How do I estimate if rent will cover my mortgage and costs in San Francisco?

  • Use the cash‑flow formula: gross rent minus vacancy, management, operating costs, mortgage, taxes, and insurance. Build conservative, expected, and optimistic scenarios to see your range.

What San Francisco rules might limit my ability to raise rent or regain possession?

  • Many units fall under the SF Rent Ordinance, which can limit rent increases and requires just‑cause for eviction. Certain actions can trigger relocation payments and strict notice rules. Verify your unit’s coverage with the Rent Board.

Can I operate my San Francisco home as a short‑term rental if I move to the East Bay?

  • Short‑term rentals in San Francisco require registration and often a primary‑residence status.

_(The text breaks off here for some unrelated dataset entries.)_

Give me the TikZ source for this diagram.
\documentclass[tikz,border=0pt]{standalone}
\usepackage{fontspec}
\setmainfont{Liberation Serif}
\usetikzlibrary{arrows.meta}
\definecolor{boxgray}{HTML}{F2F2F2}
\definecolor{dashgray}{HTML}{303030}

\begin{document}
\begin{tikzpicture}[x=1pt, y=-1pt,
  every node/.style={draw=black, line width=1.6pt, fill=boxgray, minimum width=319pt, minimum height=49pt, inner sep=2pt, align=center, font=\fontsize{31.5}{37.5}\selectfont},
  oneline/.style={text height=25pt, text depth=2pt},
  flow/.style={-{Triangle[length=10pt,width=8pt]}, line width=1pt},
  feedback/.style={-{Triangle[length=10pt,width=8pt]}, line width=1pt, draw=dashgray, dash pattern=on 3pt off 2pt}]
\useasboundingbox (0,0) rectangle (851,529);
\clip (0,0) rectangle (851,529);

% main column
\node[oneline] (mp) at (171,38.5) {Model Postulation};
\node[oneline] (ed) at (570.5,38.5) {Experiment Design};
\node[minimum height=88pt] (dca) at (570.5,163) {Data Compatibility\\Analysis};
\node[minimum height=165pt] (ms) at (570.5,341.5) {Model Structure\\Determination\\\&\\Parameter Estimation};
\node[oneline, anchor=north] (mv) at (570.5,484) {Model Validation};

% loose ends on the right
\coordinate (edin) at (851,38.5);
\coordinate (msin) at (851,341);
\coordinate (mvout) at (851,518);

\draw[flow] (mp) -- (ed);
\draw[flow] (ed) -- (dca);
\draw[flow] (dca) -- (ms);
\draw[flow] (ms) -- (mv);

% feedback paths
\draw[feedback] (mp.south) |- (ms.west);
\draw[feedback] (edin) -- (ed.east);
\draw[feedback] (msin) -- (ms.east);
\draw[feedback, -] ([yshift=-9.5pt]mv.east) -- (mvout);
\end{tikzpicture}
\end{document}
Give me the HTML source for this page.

Many owners who relocate cannot legally operate STRs unless they meet strict criteria, so confirm rules before you proceed.

Will having a tenant make it harder to sell my San Francisco home later?

  • A tenant in place can narrow the buyer pool and make showings and timing more complex. If you expect to sell soon, a short fixed‑term lease that ends near your target date may help, provided it complies with local rules.

What are typical property management fees for long‑term rentals in San Francisco?

  • Long‑term management commonly ranges from 8 to 12 percent of monthly rent, with separate fees possible for leasing or major projects. Get written quotes and local references before you decide.

How much should I budget for vacancy and maintenance on a San Francisco rental?

  • A common planning range is 5 to 10 percent of rent for vacancy and 5 to 10 percent of gross rent, or about 1 percent of property value per year, for maintenance. Older homes may need larger reserves.